> **SHORT PROBLEM**: Please transcribe the listing below in full and word for word, without its pictures.

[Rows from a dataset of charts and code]

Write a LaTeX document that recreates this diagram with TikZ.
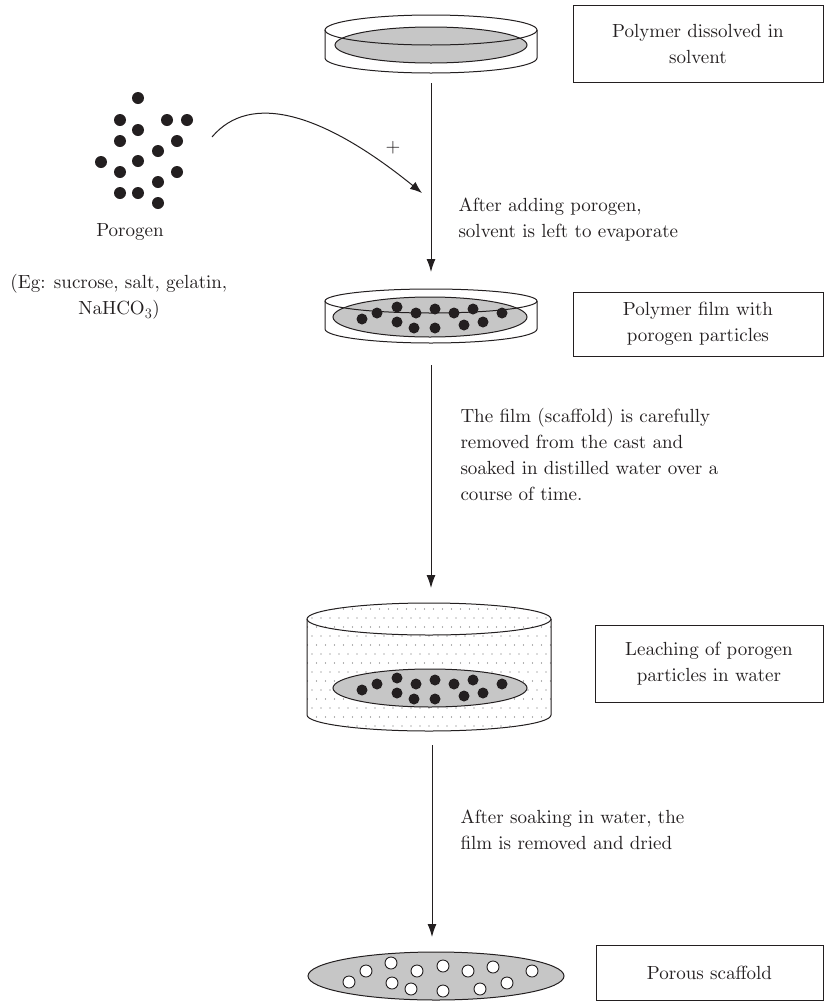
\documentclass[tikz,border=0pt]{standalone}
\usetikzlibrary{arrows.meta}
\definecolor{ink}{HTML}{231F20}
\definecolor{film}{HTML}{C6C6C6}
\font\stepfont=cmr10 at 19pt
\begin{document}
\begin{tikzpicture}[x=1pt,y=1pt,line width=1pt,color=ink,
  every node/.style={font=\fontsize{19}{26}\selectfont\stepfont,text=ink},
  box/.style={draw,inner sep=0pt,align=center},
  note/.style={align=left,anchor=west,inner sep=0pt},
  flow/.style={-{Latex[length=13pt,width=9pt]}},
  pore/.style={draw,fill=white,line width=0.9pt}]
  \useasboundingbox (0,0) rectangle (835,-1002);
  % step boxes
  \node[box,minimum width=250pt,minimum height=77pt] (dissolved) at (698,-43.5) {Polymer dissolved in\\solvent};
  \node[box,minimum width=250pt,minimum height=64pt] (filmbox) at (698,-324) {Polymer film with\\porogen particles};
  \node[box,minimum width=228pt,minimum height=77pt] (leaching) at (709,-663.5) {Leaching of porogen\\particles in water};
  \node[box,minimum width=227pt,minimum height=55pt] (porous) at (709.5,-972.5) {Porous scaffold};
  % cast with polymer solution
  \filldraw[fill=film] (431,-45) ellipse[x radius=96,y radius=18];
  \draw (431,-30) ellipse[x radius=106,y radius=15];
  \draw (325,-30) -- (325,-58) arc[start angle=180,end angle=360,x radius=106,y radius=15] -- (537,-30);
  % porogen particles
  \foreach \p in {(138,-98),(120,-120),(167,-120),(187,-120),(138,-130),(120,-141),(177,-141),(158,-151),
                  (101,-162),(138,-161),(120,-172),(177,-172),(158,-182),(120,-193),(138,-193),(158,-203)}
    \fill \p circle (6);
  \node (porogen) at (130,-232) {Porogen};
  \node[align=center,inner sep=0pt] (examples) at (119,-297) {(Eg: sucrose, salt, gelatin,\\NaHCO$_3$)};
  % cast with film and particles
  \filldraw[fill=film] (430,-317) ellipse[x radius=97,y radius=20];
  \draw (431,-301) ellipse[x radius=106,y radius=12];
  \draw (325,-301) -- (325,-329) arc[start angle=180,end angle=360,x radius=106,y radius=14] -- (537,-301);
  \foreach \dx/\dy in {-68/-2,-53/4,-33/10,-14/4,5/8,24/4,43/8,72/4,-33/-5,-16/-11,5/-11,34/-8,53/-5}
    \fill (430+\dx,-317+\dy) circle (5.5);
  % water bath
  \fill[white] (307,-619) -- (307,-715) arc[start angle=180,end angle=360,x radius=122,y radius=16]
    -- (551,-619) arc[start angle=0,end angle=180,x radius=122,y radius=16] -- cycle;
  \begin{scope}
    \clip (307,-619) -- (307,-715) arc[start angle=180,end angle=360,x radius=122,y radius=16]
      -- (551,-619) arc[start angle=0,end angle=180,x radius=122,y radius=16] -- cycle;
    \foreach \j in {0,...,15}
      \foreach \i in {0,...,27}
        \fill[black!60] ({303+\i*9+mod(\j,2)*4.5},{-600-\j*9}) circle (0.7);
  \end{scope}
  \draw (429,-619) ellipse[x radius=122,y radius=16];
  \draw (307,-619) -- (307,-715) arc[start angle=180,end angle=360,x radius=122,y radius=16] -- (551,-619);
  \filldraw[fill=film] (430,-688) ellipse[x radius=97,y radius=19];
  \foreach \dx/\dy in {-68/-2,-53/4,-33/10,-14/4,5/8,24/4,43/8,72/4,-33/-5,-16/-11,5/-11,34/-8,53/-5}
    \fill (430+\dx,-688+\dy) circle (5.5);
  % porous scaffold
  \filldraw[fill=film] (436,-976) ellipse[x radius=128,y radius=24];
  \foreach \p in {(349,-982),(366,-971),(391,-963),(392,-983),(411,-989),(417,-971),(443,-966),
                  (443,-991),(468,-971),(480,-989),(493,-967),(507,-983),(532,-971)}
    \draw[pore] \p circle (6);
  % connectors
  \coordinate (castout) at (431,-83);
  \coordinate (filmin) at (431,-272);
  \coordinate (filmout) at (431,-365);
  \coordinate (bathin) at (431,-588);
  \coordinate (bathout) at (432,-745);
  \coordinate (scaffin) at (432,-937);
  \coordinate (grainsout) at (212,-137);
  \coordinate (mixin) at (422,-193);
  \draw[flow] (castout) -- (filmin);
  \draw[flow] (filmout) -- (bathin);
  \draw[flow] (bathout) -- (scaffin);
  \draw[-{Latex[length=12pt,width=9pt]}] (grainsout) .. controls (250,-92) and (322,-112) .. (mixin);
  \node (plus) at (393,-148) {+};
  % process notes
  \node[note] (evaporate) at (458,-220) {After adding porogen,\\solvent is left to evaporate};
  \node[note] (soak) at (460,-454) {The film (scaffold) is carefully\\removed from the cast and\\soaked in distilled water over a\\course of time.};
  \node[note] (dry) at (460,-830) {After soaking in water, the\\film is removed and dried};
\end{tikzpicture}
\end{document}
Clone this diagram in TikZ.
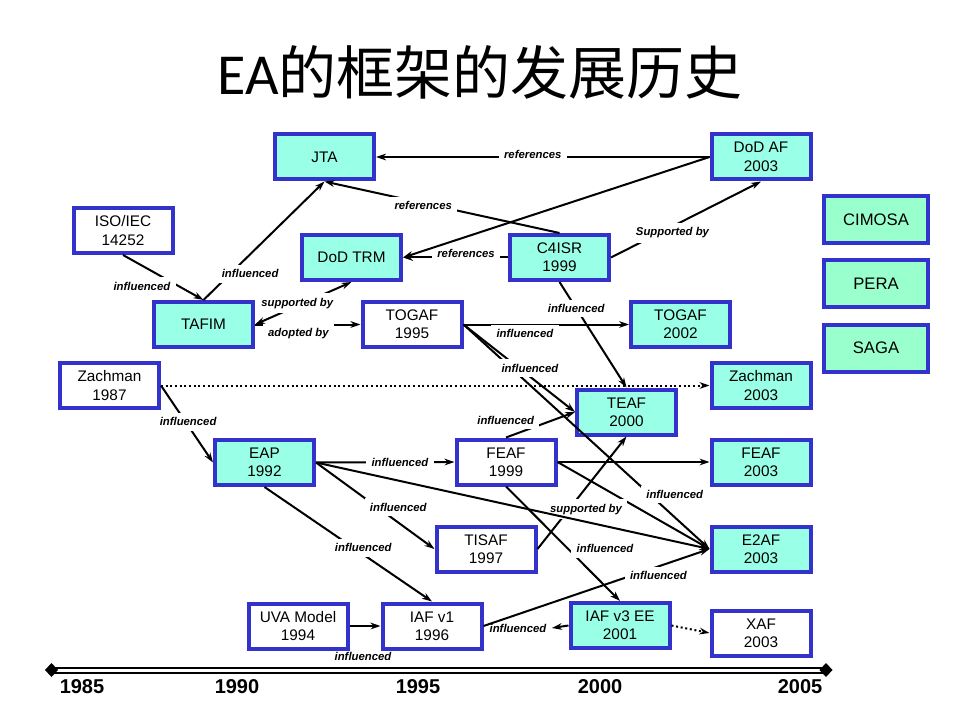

> **FULL OUTPUT**:
Write a LaTeX document that recreates this diagram with TikZ.
\documentclass[tikz,border=0pt]{standalone}
\usetikzlibrary{arrows.meta}
\definecolor{ink}{HTML}{231F20}
\definecolor{film}{HTML}{C6C6C6}
\font\stepfont=cmr10 at 19pt
\begin{document}
\begin{tikzpicture}[x=1pt,y=1pt,line width=1pt,color=ink,
  every node/.style={font=\fontsize{19}{26}\selectfont\stepfont,text=ink},
  box/.style={draw,inner sep=0pt,align=center},
  note/.style={align=left,anchor=west,inner sep=0pt},
  flow/.style={-{Latex[length=13pt,width=9pt]}},
  pore/.style={draw,fill=white,line width=0.9pt}]
  \useasboundingbox (0,0) rectangle (835,-1002);
  % step boxes
  \node[box,minimum width=250pt,minimum height=77pt] (dissolved) at (698,-43.5) {Polymer dissolved in\\solvent};
  \node[box,minimum width=250pt,minimum height=64pt] (filmbox) at (698,-324) {Polymer film with\\porogen particles};
  \node[box,minimum width=228pt,minimum height=77pt] (leaching) at (709,-663.5) {Leaching of porogen\\particles in water};
  \node[box,minimum width=227pt,minimum height=55pt] (porous) at (709.5,-972.5) {Porous scaffold};
  % cast with polymer solution
  \filldraw[fill=film] (431,-45) ellipse[x radius=96,y radius=18];
  \draw (431,-30) ellipse[x radius=106,y radius=15];
  \draw (325,-30) -- (325,-58) arc[start angle=180,end angle=360,x radius=106,y radius=15] -- (537,-30);
  % porogen particles
  \foreach \p in {(138,-98),(120,-120),(167,-120),(187,-120),(138,-130),(120,-141),(177,-141),(158,-151),
                  (101,-162),(138,-161),(120,-172),(177,-172),(158,-182),(120,-193),(138,-193),(158,-203)}
    \fill \p circle (6);
  \node (porogen) at (130,-232) {Porogen};
  \node[align=center,inner sep=0pt] (examples) at (119,-297) {(Eg: sucrose, salt, gelatin,\\NaHCO$_3$)};
  % cast with film and particles
  \filldraw[fill=film] (430,-317) ellipse[x radius=97,y radius=20];
  \draw (431,-301) ellipse[x radius=106,y radius=12];
  \draw (325,-301) -- (325,-329) arc[start angle=180,end angle=360,x radius=106,y radius=14] -- (537,-301);
  \foreach \dx/\dy in {-68/-2,-53/4,-33/10,-14/4,5/8,24/4,43/8,72/4,-33/-5,-16/-11,5/-11,34/-8,53/-5}
    \fill (430+\dx,-317+\dy) circle (5.5);
  % water bath
  \fill[white] (307,-619) -- (307,-715) arc[start angle=180,end angle=360,x radius=122,y radius=16]
    -- (551,-619) arc[start angle=0,end angle=180,x radius=122,y radius=16] -- cycle;
  \begin{scope}
    \clip (307,-619) -- (307,-715) arc[start angle=180,end angle=360,x radius=122,y radius=16]
      -- (551,-619) arc[start angle=0,end angle=180,x radius=122,y radius=16] -- cycle;
    \foreach \j in {0,...,15}
      \foreach \i in {0,...,27}
        \fill[black!60] ({303+\i*9+mod(\j,2)*4.5},{-600-\j*9}) circle (0.7);
  \end{scope}
  \draw (429,-619) ellipse[x radius=122,y radius=16];
  \draw (307,-619) -- (307,-715) arc[start angle=180,end angle=360,x radius=122,y radius=16] -- (551,-619);
  \filldraw[fill=film] (430,-688) ellipse[x radius=97,y radius=19];
  \foreach \dx/\dy in {-68/-2,-53/4,-33/10,-14/4,5/8,24/4,43/8,72/4,-33/-5,-16/-11,5/-11,34/-8,53/-5}
    \fill (430+\dx,-688+\dy) circle (5.5);
  % porous scaffold
  \filldraw[fill=film] (436,-976) ellipse[x radius=128,y radius=24];
  \foreach \p in {(349,-982),(366,-971),(391,-963),(392,-983),(411,-989),(417,-971),(443,-966),
                  (443,-991),(468,-971),(480,-989),(493,-967),(507,-983),(532,-971)}
    \draw[pore] \p circle (6);
  % connectors
  \coordinate (castout) at (431,-83);
  \coordinate (filmin) at (431,-272);
  \coordinate (filmout) at (431,-365);
  \coordinate (bathin) at (431,-588);
  \coordinate (bathout) at (432,-745);
  \coordinate (scaffin) at (432,-937);
  \coordinate (grainsout) at (212,-137);
  \coordinate (mixin) at (422,-193);
  \draw[flow] (castout) -- (filmin);
  \draw[flow] (filmout) -- (bathin);
  \draw[flow] (bathout) -- (scaffin);
  \draw[-{Latex[length=12pt,width=9pt]}] (grainsout) .. controls (250,-92) and (322,-112) .. (mixin);
  \node (plus) at (393,-148) {+};
  % process notes
  \node[note] (evaporate) at (458,-220) {After adding porogen,\\solvent is left to evaporate};
  \node[note] (soak) at (460,-454) {The film (scaffold) is carefully\\removed from the cast and\\soaked in distilled water over a\\course of time.};
  \node[note] (dry) at (460,-830) {After soaking in water, the\\film is removed and dried};
\end{tikzpicture}
\end{document}
Clone this diagram in TikZ.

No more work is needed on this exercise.